During the Vietnam War, while working as a technical publications writer and editor with the Naval Medical Center, she helped developed materials for medical corpsmen who were going to Southeast Asia, with an emphasis on information about tropical diseases, native plants and foods, x-ray technologies, and nuclear medicine. She retired in the mid-1980s.

== Personal life ==
Seetoo married Joseph Yuen, with whom she had four children. After his death in 1981, she married Ben Seetoo, who died in 2001. She has celebrated her centennial and resides in a life-care community near Washington, D.C. She has four children, seven grandchildren, and eight great-grandchildren.

==Awards and honors==

Congressional Gold Medal which was awarded to Seetoo. A WWII nurse is depicted on the far right of the medal's front side.

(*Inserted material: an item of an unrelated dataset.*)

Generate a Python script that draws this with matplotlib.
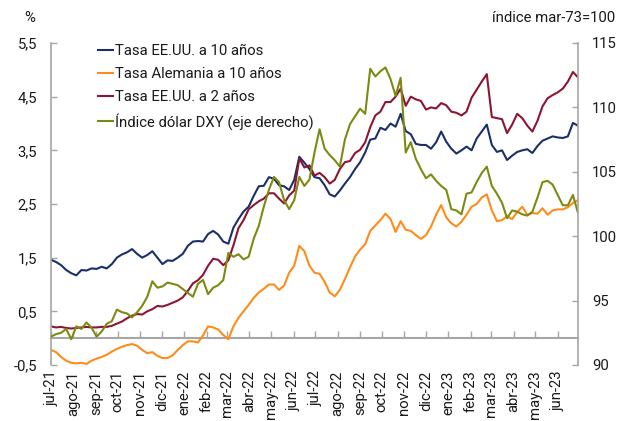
import matplotlib
matplotlib.use('Agg')
import matplotlib.pyplot as plt
import matplotlib.dates as mdates
import pandas as pd

plt.rcParams['font.family'] = ['Roboto', 'DejaVu Sans']

# ---------------- data (weekly readings) ----------------
dates = pd.date_range('2021-07-01', periods=105, freq='7D')

us10 = [1.46, 1.42, 1.36, 1.27, 1.21, 1.17, 1.27, 1.26, 1.30, 1.29,
        1.33, 1.30, 1.38, 1.50, 1.56, 1.60, 1.66, 1.57, 1.50, 1.55,
        1.62, 1.50, 1.38, 1.45, 1.44, 1.50, 1.57, 1.72, 1.80, 1.81,
        1.80, 1.94, 2.00, 1.93, 1.80, 1.76, 2.06, 2.22, 2.36, 2.45,
        2.65, 2.83, 2.84, 3.00, 2.97, 2.85, 2.83, 2.76, 2.95, 3.38,
        3.27, 3.15, 3.00, 2.98, 2.85, 2.68, 2.64, 2.75, 2.88, 3.00,
        3.15, 3.28, 3.46, 3.70, 3.72, 3.92, 3.88, 4.00, 3.94, 4.18,
        3.86, 3.80, 3.62, 3.60, 3.60, 3.53, 3.65, 3.85, 3.66, 3.53,
        3.44, 3.50, 3.57, 3.50, 3.72, 3.85, 3.98, 3.60, 3.47, 3.50,
        3.32, 3.40, 3.47, 3.50, 3.52, 3.45, 3.58, 3.68, 3.72, 3.76,
        3.74, 3.73, 3.76, 4.01, 3.96]

de10 = [-0.22, -0.26, -0.35, -0.42, -0.46, -0.47, -0.46, -0.48, -0.42, -0.38,
        -0.35, -0.31, -0.25, -0.20, -0.16, -0.13, -0.11, -0.14, -0.22, -0.28,
        -0.26, -0.33, -0.37, -0.37, -0.32, -0.22, -0.13, -0.06, -0.06, -0.08,
        0.05, 0.22, 0.20, 0.16, 0.06, -0.02, 0.22, 0.38, 0.50, 0.62,
        0.75, 0.85, 0.92, 1.00, 1.00, 0.90, 0.98, 1.22, 1.35, 1.72,
        1.62, 1.35, 1.22, 1.20, 1.05, 0.85, 0.78, 0.90, 1.10, 1.32,
        1.52, 1.65, 1.75, 2.00, 2.10, 2.20, 2.32, 2.22, 1.98, 2.18,
        2.02, 2.00, 1.92, 1.85, 1.92, 2.08, 2.30, 2.48, 2.25, 2.14,
        2.08, 2.17, 2.30, 2.45, 2.50, 2.62, 2.68, 2.38, 2.18, 2.20,
        2.27, 2.22, 2.35, 2.45, 2.30, 2.33, 2.32, 2.42, 2.30, 2.38,
        2.40, 2.40, 2.44, 2.52, 2.57]

us2 = [0.22, 0.20, 0.21, 0.19, 0.18, 0.19, 0.20, 0.21, 0.20, 0.20,
       0.21, 0.21, 0.23, 0.27, 0.31, 0.37, 0.42, 0.45, 0.44, 0.50,
       0.54, 0.60, 0.59, 0.62, 0.66, 0.70, 0.76, 0.88, 1.02, 1.08,
       1.18, 1.35, 1.48, 1.46, 1.36, 1.45, 1.73, 2.05, 2.20, 2.40,
       2.48, 2.55, 2.60, 2.70, 2.70, 2.60, 2.51, 2.66, 2.75, 3.35,
       3.18, 3.22, 3.03, 3.08, 3.00, 2.88, 2.95, 3.15, 3.28, 3.30,
       3.45, 3.51, 3.65, 3.93, 4.15, 4.22, 4.40, 4.40, 4.50, 4.65,
       4.33, 4.50, 4.45, 4.42, 4.26, 4.30, 4.28, 4.38, 4.34, 4.22,
       4.20, 4.15, 4.22, 4.48, 4.63, 4.78, 4.92, 4.12, 4.10, 4.08,
       3.82, 3.98, 4.18, 4.10, 3.96, 3.85, 4.05, 4.32, 4.47, 4.53,
       4.58, 4.65, 4.78, 4.96, 4.86]

dxy = [92.2, 92.4, 92.5, 92.8, 92.0, 93.0, 92.8, 93.3, 92.9, 92.2,
       92.6, 93.2, 93.4, 94.3, 94.1, 94.0, 93.7, 94.1, 94.6, 95.3,
       96.5, 96.0, 96.1, 96.4, 96.3, 96.2, 95.9, 95.6, 95.3, 96.3,
       96.6, 95.5, 96.0, 96.2, 96.6, 98.7, 98.4, 98.6, 98.2, 98.4,
       99.8, 100.8, 102.3, 103.6, 104.6, 104.2, 102.8, 102.1, 102.8, 104.6,
       103.9, 104.4, 106.5, 108.3, 106.8, 106.3, 105.9, 105.4, 107.5, 108.7,
       109.3, 109.9, 109.5, 113.0, 112.4, 112.8, 113.1, 112.2, 110.9, 112.3,
       106.5, 107.3, 106.0, 105.2, 104.5, 104.8, 104.3, 103.9, 103.6, 102.1,
       102.0, 101.7, 103.3, 103.4, 104.2, 104.9, 105.4, 103.9, 103.3, 102.6,
       101.4, 102.0, 101.9, 101.7, 101.6, 101.9, 103.0, 104.2, 104.3, 104.0,
       103.2, 102.4, 102.4, 103.2, 101.8]

series_names = ['Tasa EE.UU. a 10 años', 'Tasa Alemania a 10 años',
                'Tasa EE.UU. a 2 años', 'Índice dólar DXY (eje derecho)']
colors = ['#1b2f6b', '#ff8c1a', '#8e1532', '#7d8a12']

tick_dates = pd.date_range('2021-07-01', '2023-06-01', freq='MS')
tick_labels = ['jul-21', 'ago-21', 'sep-21', 'oct-21', 'nov-21', 'dic-21',
               'ene-22', 'feb-22', 'mar-22', 'abr-22', 'may-22', 'jun-22',
               'jul-22', 'ago-22', 'sep-22', 'oct-22', 'nov-22', 'dic-22',
               'ene-23', 'feb-23', 'mar-23', 'abr-23', 'may-23', 'jun-23']
left_ticks = [-0.5, 0.5, 1.5, 2.5, 3.5, 4.5, 5.5]
left_labels = ['-0,5', '0,5', '1,5', '2,5', '3,5', '4,5', '5,5']
right_ticks = [90, 95, 100, 105, 110, 115]

# ---------------- figure ----------------
gray = '#a6a6a6'
txt = '#1a1a1a'
fs = 10.7

fig = plt.figure(figsize=(6.3, 4.21), dpi=100)
ax = fig.add_axes([51 / 630, 1 - 365 / 421, 527 / 630, 322 / 421])
ax2 = ax.twinx()

lw = 1.5
l1, = ax.plot(dates, us10, color=colors[0], lw=lw, label=series_names[0])
l2, = ax.plot(dates, de10, color=colors[1], lw=lw, label=series_names[1])
l3, = ax.plot(dates, us2, color=colors[2], lw=lw, label=series_names[2])
l4, = ax2.plot(dates, dxy, color=colors[3], lw=lw, label=series_names[3])

ax.set_xlim(pd.Timestamp('2021-07-01'), pd.Timestamp('2023-06-29'))
ax.set_ylim(-0.5, 5.5)
ax2.set_ylim(90, 115)

ax.set_yticks(left_ticks, left_labels)
ax2.set_yticks(right_ticks)

ax.set_xticks(tick_dates, tick_labels, rotation=90)
ax.tick_params(axis='x', length=0, pad=4, labelsize=fs, labelcolor=txt)
ax.tick_params(axis='y', direction='in', length=4, color=gray, width=1,
               pad=10, labelsize=fs, labelcolor=txt)
ax2.tick_params(axis='y', direction='in', length=4, color=gray, width=1,
                pad=10, labelsize=fs, labelcolor=txt)

for a in (ax, ax2):
    a.spines['top'].set_visible(False)
    a.spines['bottom'].set_visible(False)
ax.spines['right'].set_visible(False)
ax2.spines['left'].set_visible(False)
ax.spines['left'].set_color(gray)
ax2.spines['right'].set_color(gray)
ax.spines['left'].set_linewidth(1.2)
ax2.spines['right'].set_linewidth(1.2)

# zero line with month ticks
sec = ax.secondary_xaxis(0, transform=ax.transData)
sec.set_xticks(mdates.date2num(tick_dates))
sec.tick_params(axis='x', direction='in', length=5, color=gray, width=1,
                labelbottom=False)
sec.spines['bottom'].set_color(gray)
sec.spines['bottom'].set_linewidth(1.5)

leg = ax2.legend(handles=[l1, l2, l3, l4], loc='upper left',
                 bbox_to_anchor=(0.089, 0.996), frameon=False, borderpad=0,
                 handlelength=1.0, handletextpad=0.15, labelspacing=0.6,
                 fontsize=fs, borderaxespad=0)
for t in leg.get_texts():
    t.set_color(txt)

fig.text(30 / 630, 1 - 18 / 421, '%', ha='center', va='center',
         fontsize=fs, color=txt)
fig.text(615 / 630, 1 - 18 / 421, 'índice mar-73=100', ha='right',
         va='center', fontsize=fs, color=txt)

fig.savefig('out.png', dpi=100)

Seetoo is the recipient of various awards and honors.
- For her service in World War II, Seetoo received the World War II Victory Medal and Asiatic-Pacific Campaign Medal.
- In 2005, Seetoo was interviewed for a three hour oral history for the Betty H. Carter Women Veterans Historical Project.
- On December 20, 2018, President Donald Trump signed into law the Chinese-American World War II Veteran Congressional Gold Medal Act, which had been passed unanimously by Congress. On December 9, 2020, in a ceremony hosted by Speaker of the House Nancy Pelosi, Seetoo was among the group of Chinese-American veterans honored with the Congressional Gold Medal for their service during World War II. During the ceremony, she expressed hope that their perseverance would "inspire our young people to serve this wonderful country."
- In 2022, Seetoo was inducted into the San Francisco State University APIA Wall of Fame.
- In 2022, Seetoo was recognized as "Veteran of the Day" by the U.S. Department of Veterans Affairs.
- The "Elsie Chin Yuen Seetoo Collection" is in the permanent archives of the UNCG University Libraries.